Willis is a maverick in the lead role, continuing to prove audiences wrong by doing it again—as in what audiences and even his own bosses didn’t think he could do with the first film. Settling into the persona even deeper, he supplies the comic relief and the hero work, making it all look easy and natural. Being the anti-thesis to the muscular action guys has its rewards: McClane doesn’t have to win the fight with the ultimate baddie… as long as he hung a bag of grenades on the wing of the plane before being kicked off the moving aircraft.
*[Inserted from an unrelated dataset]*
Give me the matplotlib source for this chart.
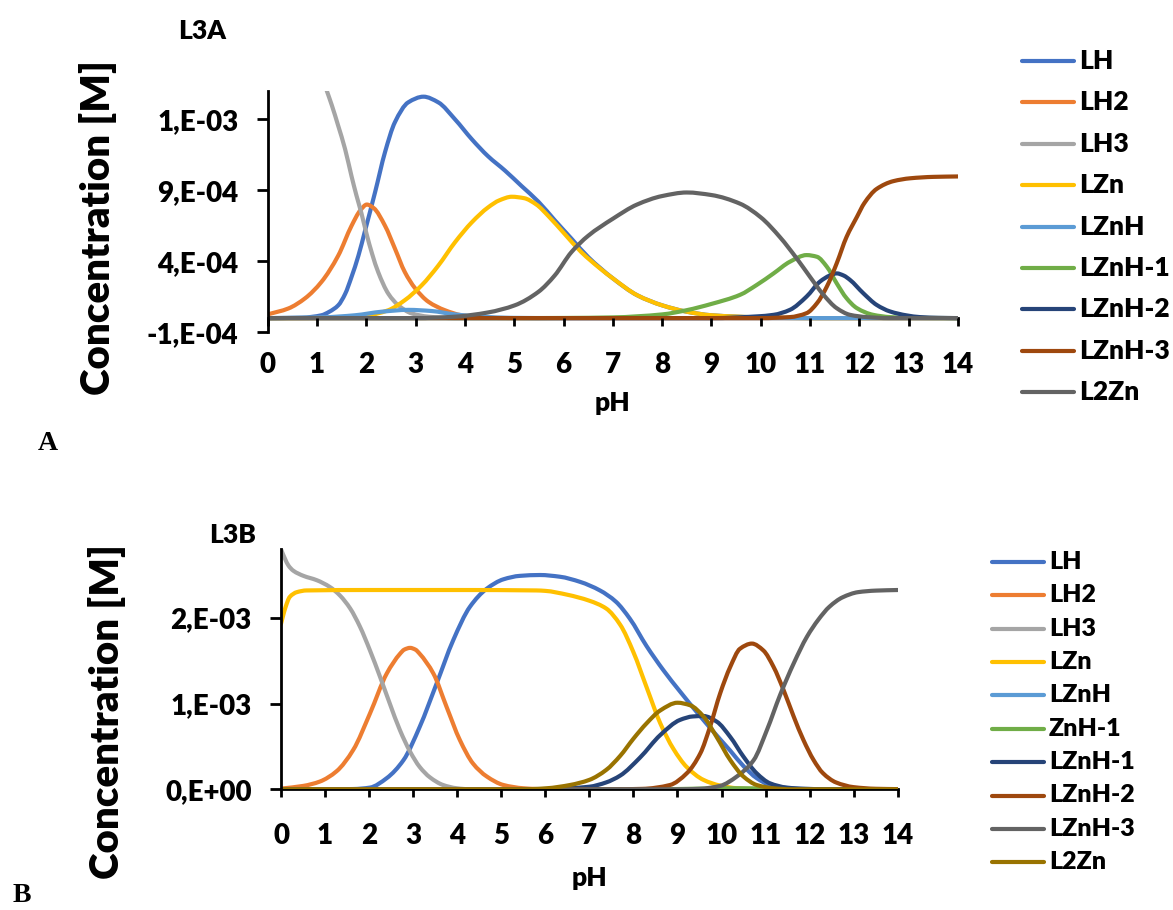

Die Hard 2 delivered from cover to cover, never losing steam or balance in its 124 minute runtime. The setup doesn’t take long to get moving, and the whole cast buys in, all the way down to John Amos as the possible hardass/goodish bad guy who fooled us the first time. Sadler proves that naked Tai Chi is best filmed in the shadows, and that old guys at rundown churches outside airport runway won’t see another Christmas.
Unlike the first film, more than a handful of civilians die in the Colonel’s evil plan, 257 to be near exact. The stakes are raised in a hair-raising scene involving a plane of passengers crashing into the concrete runway. Real world fear, Hollywood action in its true heyday, and a payoff that delivers all the satisfaction one needs from a Willis-ran playbook.
The third one is great and was helped by the fact that Samuel L. Jackson was coming off that Pulp Fiction bump, but the second one always seems to get lost in the fray. It scored critically and grossed $240 million worldwide on a $70 million budget, handling a director swap (John McTiernan to Renny Harlin) without a loss in quality. The dip in quality for the franchise came after the initial trio when Willis went bald and the plots became redundant and sloppy. Watch the last one with Jai Courtney as McClane’s son, and you’ll go running back to that 1988-1995 hot spot.
Last night, I watched Die Hard in a local St. Louis theater for the first time in a few years. The last screening happened at the same theater. It’s become a Christmas tradition to show it on the big screen. If only they would show Die Hard 2 in a theater again.
It’s just as much a holiday film as the first, and plays pretty smooth all these years later. Sadler is no Alan Rickman and there’s a lot less Reginald VelJohnson in Die Hard 2, but it waves the 80s action cinema freak flag quite well.